This past fall I went to pick up our little boy from school. His recess was right before pick up, and I really hated the days I had to take him early, just as much as he hated missing playing with his friends. I did my mental note of what was going on outside, there was a cool strong breeze blowing, the temp was fine for him to be out, and he had his preventative meds that morning. I really didn't think we would have a problem. Maybe a few hives, but nothing serious. To be on the safe side, I decided I would limit recess time to 10-15 minutes. Boy was I ever wrong...
I won't bore you with all the details, but our son went into anaphylactic shock that day. We got to the hospital, checked in, and explained what was happening.

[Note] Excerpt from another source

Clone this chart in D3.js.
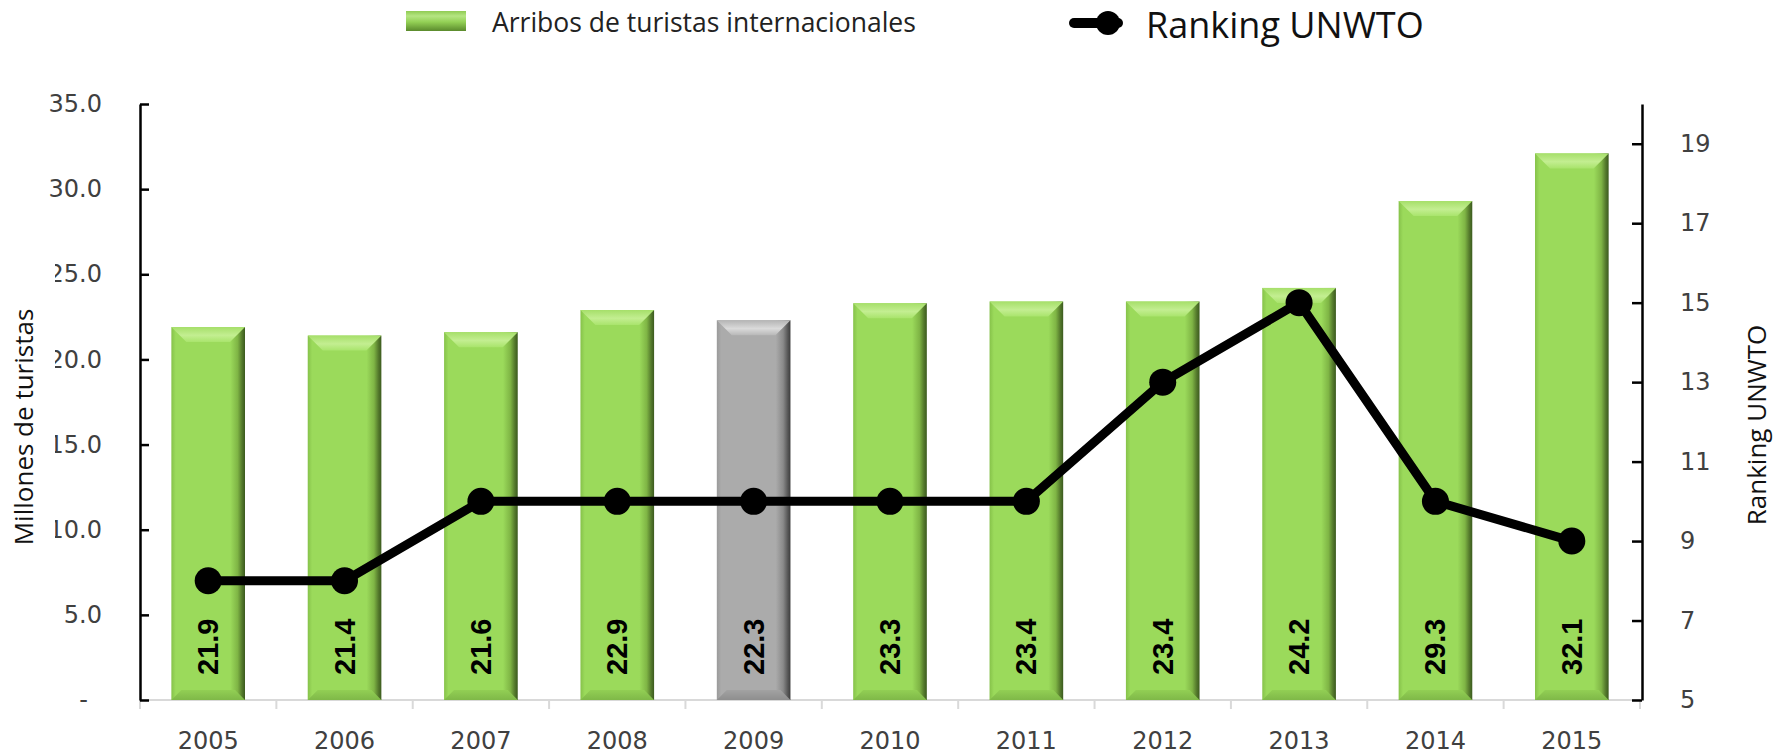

They had a nurse come out, to listen to him while they finished checking him in. Laying in my arms unresponsive the nurse asked what he was allergic to. I told her he had CU, which of course she had never heard of, and went through the explanation. This nurse looked at me like I was stupid and told me "There are a lot of people here that are really sick, so take a seat and we will be with you later." After an hour of waiting, the ER taking back girls who had hurt their finger, and completely ignoring us, our son started coming out of the reaction so we left. This is a true medical emergency but we were dismissed because no one had heard of it. Do you see why I say prepare for your trips to the ER?
After numerous more anaphylactic reactions where the ER was no help, and a switch in CU Dr.'s I went to the hospital and talked with someone in Administration. I explained the condition, what happens with it, and how we were treated in the ER. She promised it would never happen again, called the new allergist who came in and discussed the condition with all members of the staff at the hospital. They now have his cell phone number and we all have a game plan. The ER has the kids marked in there system regarding CU and are never to wait for treatment, they are high priority. When we arrive at the hospital if the allergist has not been notified by me, then the nurse will call him and the ER Dr. will describe what is happening and the allergist will walk the ER Dr. through treatment. This will ensure they do not do anything to make the situation worse, like giving cold IV fluids.
The biggest mistake that I made, was assuming that just because I new of the condition the ER Dr. and staff would as well. If they didn't I expected that they would listen to me instead of thinking I was a raving lunatic. I really believe it is of benefit to talk to the Administration of the hospital you will be using in an emergency and discussing with the allergist how to handle the situation. Does the allergist want a call so they can talk with the ER during an emergency? Do they want to be kept updated while you are in the ER? Does the administration want your allergist to come in, discuss the condition and give some training? Set up a plan with the hospital for when you need them. Let them prepare months in advance for an emergency, instead of throwing them into a situation that they have no idea how to treat. It's not to be nice to them, it is to protect you or your child.